Dinimize karşı bir savaş başlatmışlar hala daha taht kavgasında, mangır mücadalesinde koşturup duruyoruz.
Olandan bitenden ne haberimiz var ne de buna karşı bir mücadelemiz.
Bilsek bile sus payı verilmesine razı olarak kenara çekiliyoruz.
Hal böyle olunca Batı cenahı da aç bir kurt gibi üzerimize saldırıyor da saldırıyor.
Biz akıllanmadıkça, paranın kölesi olmaya devam ettikçe başımızdan bu belalarda eksik olmayacaktır.
Gelelim Aramco’ma…
Ülkenin petrol devi özelleştiriliyor. Daha bir çok kamu malı da özelleştirmeye açılacakmış.
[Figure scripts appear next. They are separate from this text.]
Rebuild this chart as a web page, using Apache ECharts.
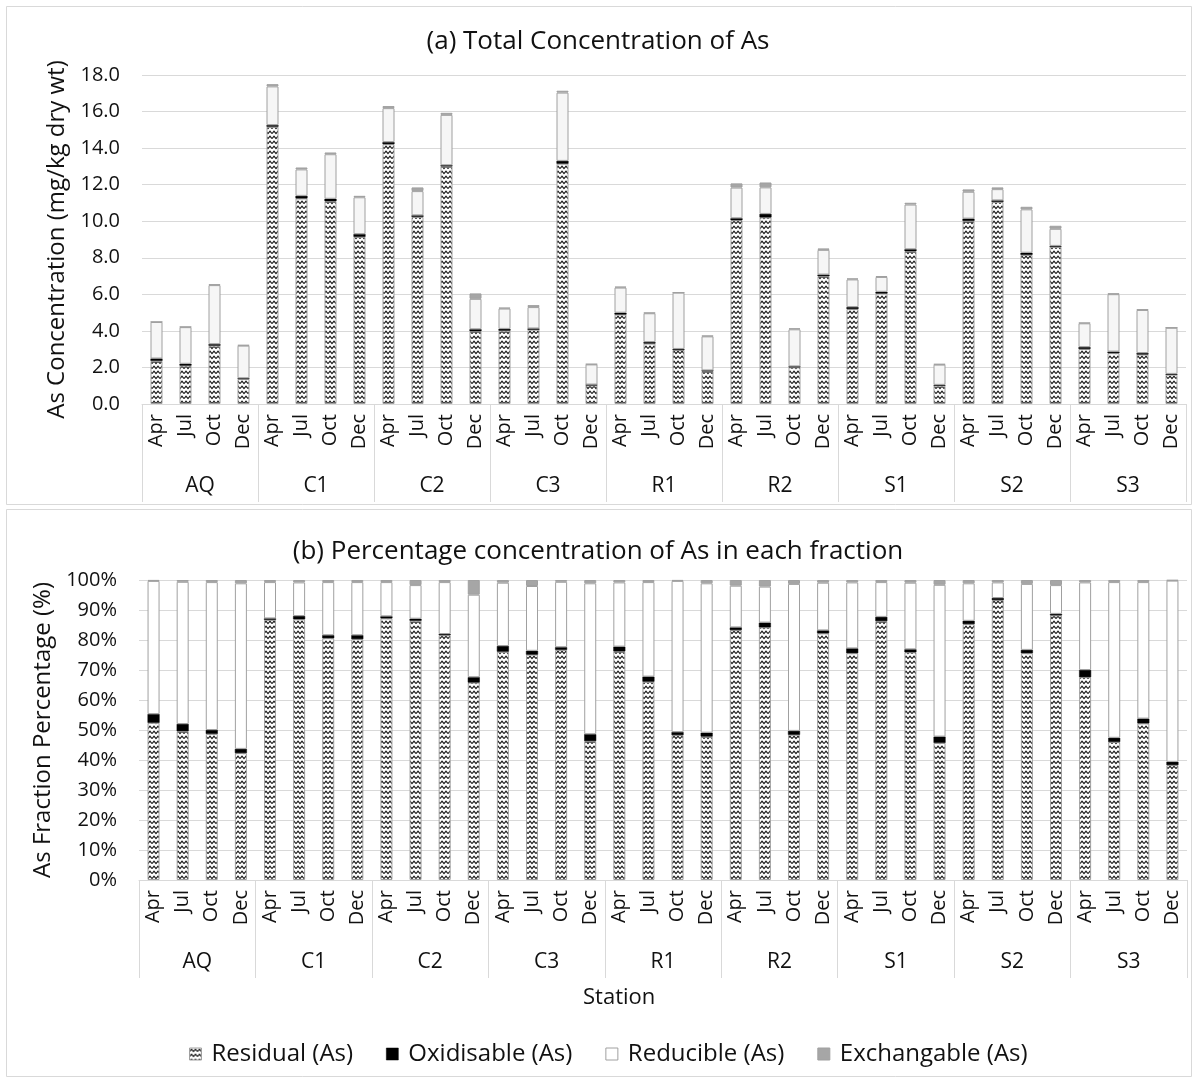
<!DOCTYPE html>
<html>
<head>
<meta charset="utf-8">
<script src="https://cdn.jsdelivr.net/npm/echarts@6/dist/echarts.min.js"></script>
<style>
html,body{margin:0;padding:0;background:#fff;}
#chart{width:1196px;height:1082px;}
</style>
</head>
<body>
<div id="chart"></div>
<script>
// ---- data ----
const stations = ['AQ','C1','C2','C3','R1','R2','S1','S2','S3'];
const months = ['Apr','Jul','Oct','Dec'];
// total As concentration (mg/kg dry wt), station-major, months Apr/Jul/Oct/Dec
const totalAs = [
  4.50, 4.23, 6.55, 3.23,
  17.50, 12.94, 13.76, 11.39,
  16.30, 11.85, 15.93, 6.05,
  5.27, 5.41, 17.14, 2.19,
  6.42, 5.00, 6.11, 3.74,
  12.07, 12.12, 4.14, 8.51,
  6.87, 7.00, 11.01, 2.19,
  11.74, 11.85, 10.79, 9.75,
  4.45, 6.05, 5.18, 4.18
];
// percentage of each fraction (%)
const residualPct = [
  52.4, 49.6, 48.7, 42.3,
  86.7, 86.9, 80.6, 80.3,
  87.2, 86.4, 81.6, 65.8,
  76.1, 75.1, 76.7, 46.3,
  76.2, 66.1, 48.3, 47.8,
  83.3, 84.2, 48.4, 82.2,
  75.6, 86.3, 75.9, 45.7,
  85.3, 93.3, 75.6, 88.2,
  67.6, 46.0, 52.2, 38.3
];
const oxidisablePct = [
  2.9, 2.4, 1.3, 1.4,
  0.5, 1.1, 1.0, 1.3,
  0.7, 0.7, 0.4, 1.8,
  1.9, 1.3, 0.9, 2.3,
  1.6, 1.7, 1.0, 1.3,
  0.9, 1.6, 1.3, 1.0,
  1.6, 1.4, 1.0, 2.1,
  1.1, 0.7, 1.1, 0.5,
  2.4, 1.4, 1.6, 1.1
];
const reduciblePct = [
  44.4, 47.4, 49.3, 55.2,
  12.1, 11.2, 17.7, 17.7,
  11.4, 11.2, 17.3, 27.5,
  21.1, 21.6, 21.8, 50.3,
  21.4, 31.5, 50.4, 49.8,
  13.9, 12.0, 49.0, 15.9,
  22.0, 11.6, 22.2, 50.6,
  12.5, 5.2, 22.0, 9.6,
  29.2, 51.9, 45.5, 60.4
];
const exchangeablePct = [
  0.3, 0.6, 0.7, 1.1,
  0.7, 0.8, 0.7, 0.7,
  0.7, 1.7, 0.7, 4.9,
  0.9, 2.0, 0.6, 1.1,
  0.8, 0.7, 0.3, 1.1,
  1.9, 2.2, 1.3, 0.9,
  0.8, 0.7, 0.9, 1.6,
  1.1, 0.8, 1.3, 1.7,
  0.8, 0.7, 0.7, 0.2
];
const yTicksTop = {min: 0, max: 18, interval: 2};
const yTicksBottom = {min: 0, max: 100, interval: 10};

// ---- derived ----
const monthLabels = [];
stations.forEach(() => months.forEach(m => monthLabels.push(m)));
const toConc = pct => pct.map((p, i) => +(totalAs[i] * p / 100).toFixed(3));

// ---- styles ----
function makeZigzag() {
  const c = document.createElement('canvas');
  c.width = 8; c.height = 5;
  const ctx = c.getContext('2d');
  ctx.fillStyle = '#ffffff';
  ctx.fillRect(0, 0, 8, 5);
  ctx.strokeStyle = '#1a1a1a';
  ctx.lineWidth = 1.2;
  ctx.beginPath();
  ctx.moveTo(0, 3.6); ctx.lineTo(2, 1.2); ctx.lineTo(4, 3.6); ctx.lineTo(6, 1.2); ctx.lineTo(8, 3.6);
  ctx.stroke();
  return c;
}
const zig = {image: makeZigzag(), repeat: 'repeat'};
const FONT = 'Open Sans';
const TXT = '#111111';
const GRID_C = '#d9d9d9';
const BORDER = '#a0a0a0';

const names = ['Residual (As)', 'Oxidisable (As)', 'Reducible (As)', 'Exchangable (As)'];
const styles = [
  {color: zig, borderColor: BORDER, borderWidth: 1},
  {color: '#000000', borderColor: '#000000', borderWidth: 0.5},
  {color: '#f6f6f6', borderColor: BORDER, borderWidth: 1},
  {color: '#a6a6a6', borderColor: BORDER, borderWidth: 1}
];
const stylesB = styles.map((s, i) => i === 2 ? Object.assign({}, s, {color: '#ffffff'}) : s);

const topData = [toConc(residualPct), toConc(oxidisablePct), toConc(reduciblePct), toConc(exchangeablePct)];
const botData = [residualPct, oxidisablePct, reduciblePct, exchangeablePct];

const series = [];
botData.forEach((d, i) => series.push({
  name: names[i], type: 'bar', stack: 'pct', xAxisIndex: 2, yAxisIndex: 1,
  barWidth: 12, data: d, itemStyle: stylesB[i], animation: false
}));
topData.forEach((d, i) => series.push({
  name: names[i], type: 'bar', stack: 'conc', xAxisIndex: 0, yAxisIndex: 0,
  barWidth: 12, data: d, itemStyle: styles[i], animation: false
}));

function monthAxis(g) {
  return {
    gridIndex: g, type: 'category', data: monthLabels, position: 'bottom',
    axisLine: {show: true, lineStyle: {color: GRID_C, width: 1}},
    axisTick: {show: false},
    axisLabel: {interval: 0, rotate: 90, margin: 10, fontFamily: FONT, fontSize: 20, color: TXT},
    splitLine: {show: false}
  };
}
function stationAxis(g) {
  return {
    gridIndex: g, type: 'category', data: stations, position: 'bottom', offset: 0,
    axisLine: {show: false},
    axisTick: {show: true, interval: 0, length: 98, lineStyle: {color: GRID_C, width: 1}},
    axisLabel: {interval: 0, margin: 72, fontFamily: FONT, fontSize: 21, color: TXT},
    splitLine: {show: false}
  };
}

const chart = echarts.init(document.getElementById('chart'), null, {renderer: 'canvas'});
chart.setOption({
  backgroundColor: '#ffffff',
  animation: false,
  textStyle: {fontFamily: FONT},
  graphic: [
    {type: 'rect', shape: {x: 6.5, y: 6.5, width: 1185, height: 498}, style: {fill: 'none', stroke: GRID_C, lineWidth: 1}, silent: true},
    {type: 'rect', shape: {x: 6.5, y: 509.5, width: 1185, height: 567}, style: {fill: 'none', stroke: GRID_C, lineWidth: 1}, silent: true}
  ],
  title: [
    {text: '(a) Total Concentration of As', left: 'center', top: 24,
     textStyle: {fontFamily: FONT, fontSize: 26, fontWeight: 'normal', color: TXT}},
    {text: '(b) Percentage concentration of As in each fraction', left: 'center', top: 534,
     textStyle: {fontFamily: FONT, fontSize: 26, fontWeight: 'normal', color: TXT}},
    {text: 'Station', left: 578, top: 982,
     textStyle: {fontFamily: FONT, fontSize: 22, fontWeight: 'normal', color: TXT}}
  ],
  legend: {
    top: 1037, left: 184, itemWidth: 12, itemHeight: 12, itemGap: 33,
    icon: 'rect',
    textStyle: {fontFamily: FONT, fontSize: 24, color: TXT, padding: [0, 0, 0, 5]},
    data: names.map((n, i) => ({name: n, itemStyle: stylesB[i]}))
  },
  grid: [
    {left: 142, right: 10, top: 75, bottom: 678, outerBoundsMode: 'none', containLabel: false},
    {left: 139, right: 9, top: 580, bottom: 202, outerBoundsMode: 'none', containLabel: false}
  ],
  xAxis: [monthAxis(0), stationAxis(0), monthAxis(1), stationAxis(1)],
  yAxis: [
    {gridIndex: 0, type: 'value', min: yTicksTop.min, max: yTicksTop.max, interval: yTicksTop.interval,
     name: 'As Concentration (mg/kg dry wt)', nameLocation: 'middle', nameGap: 71,
     nameTextStyle: {fontFamily: FONT, fontSize: 24, color: TXT},
     axisLine: {show: false}, axisTick: {show: false},
     axisLabel: {margin: 22, fontFamily: FONT, fontSize: 20, color: TXT, formatter: v => v.toFixed(1)},
     splitLine: {lineStyle: {color: GRID_C, width: 1}}},
    {gridIndex: 1, type: 'value', min: yTicksBottom.min, max: yTicksBottom.max, interval: yTicksBottom.interval,
     name: 'As Fraction Percentage (%)', nameLocation: 'middle', nameGap: 79,
     nameTextStyle: {fontFamily: FONT, fontSize: 24, color: TXT},
     axisLine: {show: false}, axisTick: {show: false},
     axisLabel: {margin: 22, fontFamily: FONT, fontSize: 20, color: TXT, formatter: '{value}%'},
     splitLine: {lineStyle: {color: GRID_C, width: 1}}}
  ],
  series: series
});
</script>
</body>
</html>
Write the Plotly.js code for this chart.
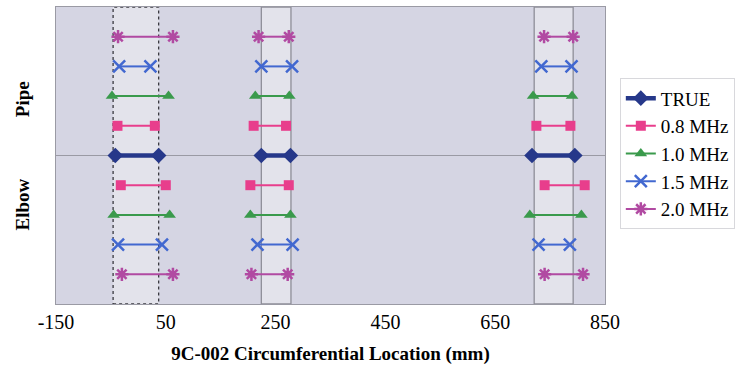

Özelleştirme kötü değil elbet.
Ama Arabistan bunu kimlere satacağı belli. Ülke ekonomisine doğrudan kimlerin hükmedeceği ortada..
Hal böyle olunca müslüman coğrafyasının en güçlü devletlerinden biri kendini Batı zincirine tamamen bırakıyor demektir.
Bir darbe daha müslümanlara bu şekilde vuruluyor.
Halbuki Müslüman olan devletlere bu hisseler açılsa, kardeşin kardeşe faydası dokunsa.. Her iki taraf da kazansa, bu kazanç Müslümanlara yansıyarak kalkındırsa fena mı olur?
Lakin bunu düşünen kim?
Prenslerin tek derdi yurtdışında alem yapmak olup gösteriş ve saltanat peşinde koşmak olunca kim düşünür Müslümanları!
Sonra halkın üzerinde ahlak ustası kesilirler!
İslam’ı bu derece nefsine alet edenler geçici lüksler peşinde koşanlar bunun hesabını vermeyecekler diye mi düşünüyorlar?
Kabe’nin bulunduğu bir ülkeye böyle bir şey yakışmıyor.
İçimiz yanıyor içimiz!
Müslüman kardeşlerimiz Batı tarafından katledilirken Müslüman olan zenginler lüks içinde gösteriş peşinde altlarında asır yanmıyor.
Müslümanlar bu şekilde olmaya devam ettiği sürece Batı daha çok oyunlar kurar ve bozar üzerimizde.
Mazlumun vebali daha çok artar yöneticilerin üzerinde..
Amma velakin bunu önce bir idrak etmek lazım.
Babayiğit olup cesaretle savaşmak lazım.
Birlik ve beraberlik lazım. Mülkün tek sahibinin Allah olduğunu bilip varı yoğu O’nun için terk etmek lazım.
Vehhabilik demek ki bunu vermiyormuş aksine veren müesselere karşı, anlayışa karşı savaşıyormuş.
Ah bir idrak edebilsek, ah bir uyanabilsek!